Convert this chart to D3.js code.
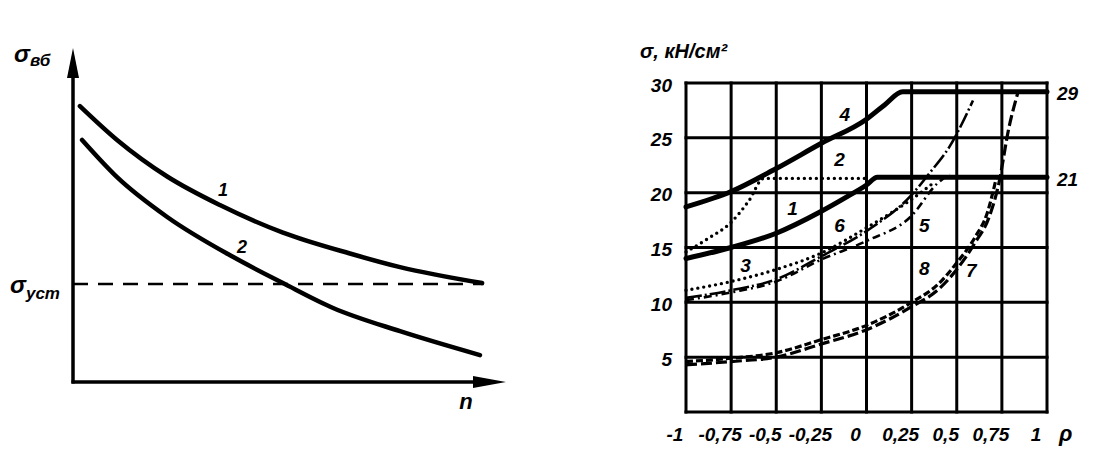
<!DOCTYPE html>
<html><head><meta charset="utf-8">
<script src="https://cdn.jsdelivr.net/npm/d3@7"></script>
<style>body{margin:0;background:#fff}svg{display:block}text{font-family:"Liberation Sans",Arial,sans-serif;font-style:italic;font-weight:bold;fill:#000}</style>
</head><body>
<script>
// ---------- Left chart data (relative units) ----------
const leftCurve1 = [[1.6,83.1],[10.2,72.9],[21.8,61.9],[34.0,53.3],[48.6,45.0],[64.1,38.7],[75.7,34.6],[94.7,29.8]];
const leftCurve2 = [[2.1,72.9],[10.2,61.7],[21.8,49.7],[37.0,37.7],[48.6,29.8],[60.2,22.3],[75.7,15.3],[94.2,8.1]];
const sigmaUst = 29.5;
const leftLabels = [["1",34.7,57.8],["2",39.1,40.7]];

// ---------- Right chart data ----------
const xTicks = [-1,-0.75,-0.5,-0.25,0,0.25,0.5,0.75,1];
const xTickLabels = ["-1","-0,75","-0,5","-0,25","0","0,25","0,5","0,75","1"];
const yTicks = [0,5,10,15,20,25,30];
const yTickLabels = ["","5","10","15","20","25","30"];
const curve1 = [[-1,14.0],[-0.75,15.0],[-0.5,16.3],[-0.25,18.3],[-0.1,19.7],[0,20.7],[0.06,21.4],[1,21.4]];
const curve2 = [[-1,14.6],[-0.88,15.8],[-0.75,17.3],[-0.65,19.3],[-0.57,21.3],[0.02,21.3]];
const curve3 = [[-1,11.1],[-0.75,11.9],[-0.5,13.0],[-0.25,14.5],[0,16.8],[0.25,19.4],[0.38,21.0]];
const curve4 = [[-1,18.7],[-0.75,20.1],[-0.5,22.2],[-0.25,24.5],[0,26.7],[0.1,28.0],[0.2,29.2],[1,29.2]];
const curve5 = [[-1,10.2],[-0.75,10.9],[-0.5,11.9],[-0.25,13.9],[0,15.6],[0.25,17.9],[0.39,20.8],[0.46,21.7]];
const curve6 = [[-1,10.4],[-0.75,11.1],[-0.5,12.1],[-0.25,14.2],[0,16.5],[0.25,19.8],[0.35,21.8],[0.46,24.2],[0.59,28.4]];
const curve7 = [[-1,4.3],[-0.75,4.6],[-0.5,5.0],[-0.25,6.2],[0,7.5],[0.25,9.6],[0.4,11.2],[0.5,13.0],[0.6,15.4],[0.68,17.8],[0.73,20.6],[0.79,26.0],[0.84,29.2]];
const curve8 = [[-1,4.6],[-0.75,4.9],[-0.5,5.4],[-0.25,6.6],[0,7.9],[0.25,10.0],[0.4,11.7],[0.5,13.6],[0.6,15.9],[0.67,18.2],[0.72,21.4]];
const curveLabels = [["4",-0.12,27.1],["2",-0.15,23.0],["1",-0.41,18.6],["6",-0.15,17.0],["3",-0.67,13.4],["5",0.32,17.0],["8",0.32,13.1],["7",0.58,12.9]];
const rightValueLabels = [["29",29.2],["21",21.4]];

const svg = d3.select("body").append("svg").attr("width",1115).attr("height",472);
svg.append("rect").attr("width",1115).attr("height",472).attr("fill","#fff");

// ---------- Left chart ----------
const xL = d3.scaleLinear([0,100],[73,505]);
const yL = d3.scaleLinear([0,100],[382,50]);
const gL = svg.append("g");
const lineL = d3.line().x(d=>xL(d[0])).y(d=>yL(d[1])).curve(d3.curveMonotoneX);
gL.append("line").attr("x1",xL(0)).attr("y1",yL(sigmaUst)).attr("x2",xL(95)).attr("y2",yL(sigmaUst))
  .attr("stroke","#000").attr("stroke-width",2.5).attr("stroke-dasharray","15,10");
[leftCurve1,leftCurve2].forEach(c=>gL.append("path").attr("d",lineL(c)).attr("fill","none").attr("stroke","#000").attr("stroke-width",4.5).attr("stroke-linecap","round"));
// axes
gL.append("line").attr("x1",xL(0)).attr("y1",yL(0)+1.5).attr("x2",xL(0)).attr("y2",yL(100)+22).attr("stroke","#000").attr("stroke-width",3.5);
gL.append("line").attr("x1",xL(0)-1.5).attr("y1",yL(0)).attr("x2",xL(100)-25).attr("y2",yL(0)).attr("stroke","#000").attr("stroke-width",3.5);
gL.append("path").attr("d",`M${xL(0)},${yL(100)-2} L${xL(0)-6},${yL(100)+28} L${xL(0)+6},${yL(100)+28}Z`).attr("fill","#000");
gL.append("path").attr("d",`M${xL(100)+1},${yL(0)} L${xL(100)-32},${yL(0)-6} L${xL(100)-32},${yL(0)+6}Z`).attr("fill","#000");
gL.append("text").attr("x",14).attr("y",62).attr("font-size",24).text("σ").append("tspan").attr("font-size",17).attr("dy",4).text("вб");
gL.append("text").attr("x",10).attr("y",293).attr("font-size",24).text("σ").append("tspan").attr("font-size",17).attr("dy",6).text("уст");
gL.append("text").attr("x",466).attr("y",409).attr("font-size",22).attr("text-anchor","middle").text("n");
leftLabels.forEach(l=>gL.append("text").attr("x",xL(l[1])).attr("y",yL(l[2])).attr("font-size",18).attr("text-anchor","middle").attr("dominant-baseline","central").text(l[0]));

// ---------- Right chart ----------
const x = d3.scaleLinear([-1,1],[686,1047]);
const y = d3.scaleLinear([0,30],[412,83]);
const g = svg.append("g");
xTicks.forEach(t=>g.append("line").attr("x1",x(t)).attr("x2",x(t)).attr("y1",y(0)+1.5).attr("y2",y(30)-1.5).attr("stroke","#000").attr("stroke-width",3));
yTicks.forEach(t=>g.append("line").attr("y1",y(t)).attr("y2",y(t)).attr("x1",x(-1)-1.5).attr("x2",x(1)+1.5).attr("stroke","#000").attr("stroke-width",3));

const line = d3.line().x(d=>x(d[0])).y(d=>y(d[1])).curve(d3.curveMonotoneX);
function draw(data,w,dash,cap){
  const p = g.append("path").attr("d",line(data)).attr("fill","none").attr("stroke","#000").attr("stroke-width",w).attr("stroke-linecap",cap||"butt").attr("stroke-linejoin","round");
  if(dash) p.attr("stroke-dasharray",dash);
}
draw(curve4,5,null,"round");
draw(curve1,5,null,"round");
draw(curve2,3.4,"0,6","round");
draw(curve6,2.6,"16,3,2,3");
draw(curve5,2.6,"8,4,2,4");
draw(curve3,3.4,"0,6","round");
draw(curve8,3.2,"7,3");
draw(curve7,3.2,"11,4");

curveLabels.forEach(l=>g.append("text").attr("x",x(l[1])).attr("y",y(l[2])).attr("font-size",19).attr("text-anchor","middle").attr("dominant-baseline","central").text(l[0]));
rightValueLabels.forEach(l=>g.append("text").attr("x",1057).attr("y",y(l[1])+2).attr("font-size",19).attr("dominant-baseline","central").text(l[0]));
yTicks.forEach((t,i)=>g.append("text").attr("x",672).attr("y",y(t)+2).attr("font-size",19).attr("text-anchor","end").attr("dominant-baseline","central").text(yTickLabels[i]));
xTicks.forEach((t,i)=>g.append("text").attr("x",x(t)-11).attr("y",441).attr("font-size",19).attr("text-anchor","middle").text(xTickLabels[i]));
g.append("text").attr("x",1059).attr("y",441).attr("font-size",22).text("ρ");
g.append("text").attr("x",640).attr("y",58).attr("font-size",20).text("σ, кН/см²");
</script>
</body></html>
════════
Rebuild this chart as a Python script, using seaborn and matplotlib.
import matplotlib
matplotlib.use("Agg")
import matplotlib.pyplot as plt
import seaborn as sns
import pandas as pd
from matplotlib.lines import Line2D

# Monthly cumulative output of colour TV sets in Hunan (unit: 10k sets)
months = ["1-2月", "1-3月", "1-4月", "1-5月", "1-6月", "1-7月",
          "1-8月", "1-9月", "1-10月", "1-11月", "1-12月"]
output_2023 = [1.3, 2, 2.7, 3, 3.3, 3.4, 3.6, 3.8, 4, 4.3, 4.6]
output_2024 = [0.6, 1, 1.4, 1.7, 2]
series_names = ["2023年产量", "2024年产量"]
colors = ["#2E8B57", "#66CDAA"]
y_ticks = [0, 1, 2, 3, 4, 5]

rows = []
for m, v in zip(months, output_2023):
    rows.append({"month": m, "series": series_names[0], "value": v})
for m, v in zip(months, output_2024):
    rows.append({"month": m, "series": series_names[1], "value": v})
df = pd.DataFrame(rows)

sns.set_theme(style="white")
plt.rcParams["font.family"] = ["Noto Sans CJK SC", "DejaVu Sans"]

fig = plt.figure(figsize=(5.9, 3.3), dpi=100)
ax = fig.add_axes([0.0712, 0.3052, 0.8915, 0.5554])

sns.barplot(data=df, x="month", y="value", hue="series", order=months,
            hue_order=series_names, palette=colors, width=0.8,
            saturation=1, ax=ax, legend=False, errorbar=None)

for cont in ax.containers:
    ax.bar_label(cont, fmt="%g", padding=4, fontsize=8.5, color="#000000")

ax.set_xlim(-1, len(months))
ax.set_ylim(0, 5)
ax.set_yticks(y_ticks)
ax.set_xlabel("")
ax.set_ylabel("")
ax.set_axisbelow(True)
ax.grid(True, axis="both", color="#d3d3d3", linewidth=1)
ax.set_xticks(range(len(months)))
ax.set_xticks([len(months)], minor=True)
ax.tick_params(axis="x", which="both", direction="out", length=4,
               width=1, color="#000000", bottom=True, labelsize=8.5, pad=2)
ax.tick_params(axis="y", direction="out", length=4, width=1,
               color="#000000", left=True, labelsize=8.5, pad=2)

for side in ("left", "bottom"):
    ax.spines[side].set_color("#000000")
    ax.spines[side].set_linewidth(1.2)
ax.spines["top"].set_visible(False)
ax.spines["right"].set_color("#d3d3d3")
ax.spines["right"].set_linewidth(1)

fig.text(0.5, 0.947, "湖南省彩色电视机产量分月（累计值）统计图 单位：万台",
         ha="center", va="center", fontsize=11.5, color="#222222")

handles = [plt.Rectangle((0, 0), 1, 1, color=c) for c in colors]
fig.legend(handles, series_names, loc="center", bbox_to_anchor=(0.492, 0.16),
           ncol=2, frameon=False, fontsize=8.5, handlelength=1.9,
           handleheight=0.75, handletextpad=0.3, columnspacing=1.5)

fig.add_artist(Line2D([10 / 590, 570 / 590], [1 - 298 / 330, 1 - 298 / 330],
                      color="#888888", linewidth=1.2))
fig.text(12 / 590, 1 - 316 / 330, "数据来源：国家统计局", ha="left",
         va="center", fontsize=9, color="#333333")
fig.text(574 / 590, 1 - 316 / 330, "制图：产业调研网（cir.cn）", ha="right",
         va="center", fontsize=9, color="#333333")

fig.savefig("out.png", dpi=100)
════════
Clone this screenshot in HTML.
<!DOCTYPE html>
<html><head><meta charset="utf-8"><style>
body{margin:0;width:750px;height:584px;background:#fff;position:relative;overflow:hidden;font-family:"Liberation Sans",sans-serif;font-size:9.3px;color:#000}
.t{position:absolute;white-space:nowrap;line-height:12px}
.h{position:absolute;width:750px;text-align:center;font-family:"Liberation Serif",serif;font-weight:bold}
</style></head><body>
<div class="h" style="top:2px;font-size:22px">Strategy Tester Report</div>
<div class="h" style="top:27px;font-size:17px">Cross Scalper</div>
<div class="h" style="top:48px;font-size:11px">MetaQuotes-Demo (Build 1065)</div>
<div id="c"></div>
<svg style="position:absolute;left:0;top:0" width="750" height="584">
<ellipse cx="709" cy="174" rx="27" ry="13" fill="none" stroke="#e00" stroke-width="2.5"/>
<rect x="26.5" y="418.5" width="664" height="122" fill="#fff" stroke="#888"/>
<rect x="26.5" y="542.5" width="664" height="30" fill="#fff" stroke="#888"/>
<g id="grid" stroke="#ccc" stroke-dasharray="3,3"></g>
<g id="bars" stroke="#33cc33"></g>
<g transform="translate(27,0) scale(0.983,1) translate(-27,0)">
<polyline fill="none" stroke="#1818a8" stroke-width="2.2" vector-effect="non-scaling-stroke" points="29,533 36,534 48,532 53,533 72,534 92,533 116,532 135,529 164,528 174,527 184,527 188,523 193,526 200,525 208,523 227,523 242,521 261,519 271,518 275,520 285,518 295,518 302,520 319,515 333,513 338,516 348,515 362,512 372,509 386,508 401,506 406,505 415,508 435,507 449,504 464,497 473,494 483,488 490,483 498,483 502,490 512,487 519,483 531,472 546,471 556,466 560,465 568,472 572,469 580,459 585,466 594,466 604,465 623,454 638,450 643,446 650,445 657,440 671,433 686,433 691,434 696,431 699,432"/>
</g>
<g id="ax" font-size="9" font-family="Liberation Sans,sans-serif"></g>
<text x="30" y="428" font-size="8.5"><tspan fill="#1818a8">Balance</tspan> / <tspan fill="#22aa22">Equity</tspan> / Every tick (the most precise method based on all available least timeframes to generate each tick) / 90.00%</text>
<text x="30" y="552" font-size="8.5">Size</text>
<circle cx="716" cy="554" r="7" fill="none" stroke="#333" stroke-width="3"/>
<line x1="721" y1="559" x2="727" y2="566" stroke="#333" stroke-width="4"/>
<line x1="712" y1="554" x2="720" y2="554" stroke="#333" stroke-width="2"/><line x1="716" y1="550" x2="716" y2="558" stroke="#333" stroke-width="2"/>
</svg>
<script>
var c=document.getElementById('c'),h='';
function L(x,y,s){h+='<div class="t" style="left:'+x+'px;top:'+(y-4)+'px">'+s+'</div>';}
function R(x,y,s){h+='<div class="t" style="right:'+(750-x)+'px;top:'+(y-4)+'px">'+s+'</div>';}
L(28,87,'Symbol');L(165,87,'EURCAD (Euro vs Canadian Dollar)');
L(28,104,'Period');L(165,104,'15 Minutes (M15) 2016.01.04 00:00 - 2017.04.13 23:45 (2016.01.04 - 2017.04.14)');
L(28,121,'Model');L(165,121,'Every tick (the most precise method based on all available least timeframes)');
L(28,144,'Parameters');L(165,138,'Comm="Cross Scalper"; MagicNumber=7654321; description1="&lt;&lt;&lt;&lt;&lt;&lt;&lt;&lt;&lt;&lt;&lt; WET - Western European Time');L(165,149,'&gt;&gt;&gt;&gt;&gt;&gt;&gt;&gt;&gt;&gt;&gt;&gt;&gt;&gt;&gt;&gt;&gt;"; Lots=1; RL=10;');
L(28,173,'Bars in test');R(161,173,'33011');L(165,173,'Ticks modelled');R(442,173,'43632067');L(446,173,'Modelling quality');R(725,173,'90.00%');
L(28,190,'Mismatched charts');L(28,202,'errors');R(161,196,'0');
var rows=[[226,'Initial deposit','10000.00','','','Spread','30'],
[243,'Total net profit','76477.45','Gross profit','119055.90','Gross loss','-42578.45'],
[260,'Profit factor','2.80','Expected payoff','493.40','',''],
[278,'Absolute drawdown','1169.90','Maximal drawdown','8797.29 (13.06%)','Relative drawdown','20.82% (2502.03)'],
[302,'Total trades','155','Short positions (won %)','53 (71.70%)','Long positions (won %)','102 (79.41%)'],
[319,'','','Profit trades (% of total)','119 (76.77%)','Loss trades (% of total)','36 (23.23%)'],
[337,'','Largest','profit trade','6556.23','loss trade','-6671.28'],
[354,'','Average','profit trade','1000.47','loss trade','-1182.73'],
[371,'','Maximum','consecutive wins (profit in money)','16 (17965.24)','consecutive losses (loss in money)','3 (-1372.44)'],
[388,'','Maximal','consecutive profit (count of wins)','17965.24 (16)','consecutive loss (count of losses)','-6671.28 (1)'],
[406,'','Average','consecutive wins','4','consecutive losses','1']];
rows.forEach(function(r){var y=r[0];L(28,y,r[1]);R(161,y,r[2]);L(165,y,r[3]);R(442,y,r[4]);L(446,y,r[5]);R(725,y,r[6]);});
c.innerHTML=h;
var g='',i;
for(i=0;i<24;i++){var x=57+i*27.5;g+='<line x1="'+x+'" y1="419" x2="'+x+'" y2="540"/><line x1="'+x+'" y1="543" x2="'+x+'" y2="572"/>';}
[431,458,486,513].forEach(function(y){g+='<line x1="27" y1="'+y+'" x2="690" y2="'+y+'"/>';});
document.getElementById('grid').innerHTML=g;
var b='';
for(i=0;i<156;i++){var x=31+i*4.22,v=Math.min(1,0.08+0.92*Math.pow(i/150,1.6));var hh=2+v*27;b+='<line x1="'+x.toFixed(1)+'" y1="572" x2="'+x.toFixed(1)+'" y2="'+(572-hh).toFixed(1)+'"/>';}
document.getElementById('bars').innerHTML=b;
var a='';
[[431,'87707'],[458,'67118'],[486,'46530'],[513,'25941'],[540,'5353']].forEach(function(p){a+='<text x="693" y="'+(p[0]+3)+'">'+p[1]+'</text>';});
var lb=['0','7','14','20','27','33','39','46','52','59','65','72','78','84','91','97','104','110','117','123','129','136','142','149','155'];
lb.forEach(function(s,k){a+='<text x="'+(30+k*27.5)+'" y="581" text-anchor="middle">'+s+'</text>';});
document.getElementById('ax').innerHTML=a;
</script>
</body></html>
════════
- DIRECTIONS -
Each line from the one containing "Rebuild this chart" through the one containing "y_ticks = [0, 1, 2, 3, 4, 5]" must be retyped exactly, the first and last of these included.

- FULL SOLUTION -
Rebuild this chart as a Python script, using seaborn and matplotlib.
import matplotlib
matplotlib.use("Agg")
import matplotlib.pyplot as plt
import seaborn as sns
import pandas as pd
from matplotlib.lines import Line2D

# Monthly cumulative output of colour TV sets in Hunan (unit: 10k sets)
months = ["1-2月", "1-3月", "1-4月", "1-5月", "1-6月", "1-7月",
          "1-8月", "1-9月", "1-10月", "1-11月", "1-12月"]
output_2023 = [1.3, 2, 2.7, 3, 3.3, 3.4, 3.6, 3.8, 4, 4.3, 4.6]
output_2024 = [0.6, 1, 1.4, 1.7, 2]
series_names = ["2023年产量", "2024年产量"]
colors = ["#2E8B57", "#66CDAA"]
y_ticks = [0, 1, 2, 3, 4, 5]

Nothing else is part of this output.